家電には、やさしい家電とやさしくない家電がある。私がうっすらと気づいたのはそれだった。やさしい家電とは、操作性がわかりやすいとか、お求め安い価格だとかいった実利的なことではない。使う人の疲弊した心に、やさしい存在かどうかだ。


ささやかな幸福や平穏を求めるだけなのに、なぜかだんだん自分が削られていく私たちの日常に、家電はどこまで寄り添えるか。その視点が、私の考えるやさしい家電である。


そう考えると、炊飯器は圧倒的にやさしくないか。私たちに寄り添っていないか。慌ただしい仕事、あるいは悩ましい人間関係、次々と浮かび寄る心配な毎日。不可抗力で荒みゆく暮らしに、炊飯器はあたたかいごはんをそっと差し出す。ふと思い出して、米を研ぎ、米を炊く。このマンガのように、そんな行為と時間を取り戻すことは、疲弊のエントロピーに抗うささやかなきっかけになるのかもしれない。


日々ツイッターを眺めるわれわれは、ほんとうは気づいているだろう。私もあなたも、しんどい。その本音のしんどさが、SNSにはあふれている。ただふつうに生きようとするだけなのに、心の余裕は簒奪され、生活は過酷に転がっていく。
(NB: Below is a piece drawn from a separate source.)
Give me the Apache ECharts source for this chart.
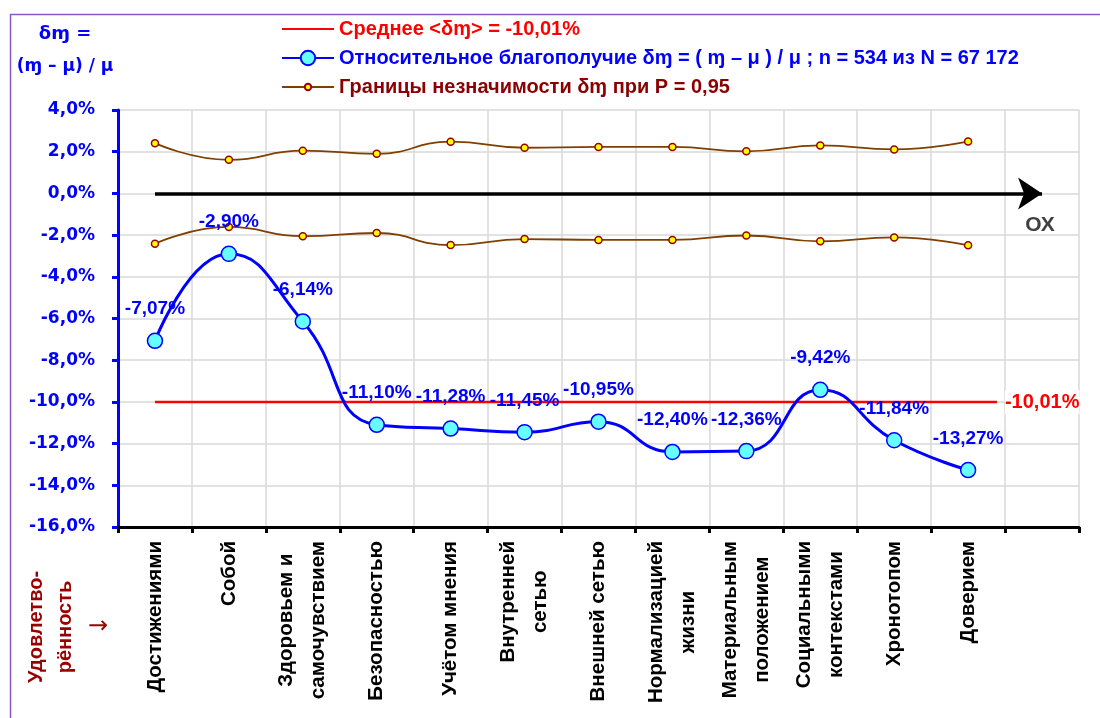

その原因に思い当たる節は垣間見えるものの、問題が大きすぎたり、時間の流れがはやすぎたり、あるいは勇気もなすすべもない。それがわれわれの暮らす現在なのだ。


その無情な転がりに、どこかそっと歯止めを効かせるモノ。機能とも呼べず、効能ともいえず、だけどふと束の間の落ち着きを取り戻せる存在。そういう深呼吸のように作用する家電が、幸いにして私たちの生活にはまだある。その微かな希望をもたらす家電を、私はやさしい家電と呼びたいのだ。


そしてそんなやさしい家電を、まだかろうじて世に送り出しているメーカーがあることに、私はささやかながら希望と誇りを見出している。やさしいからこそ、ウケる家電になりえるのだ。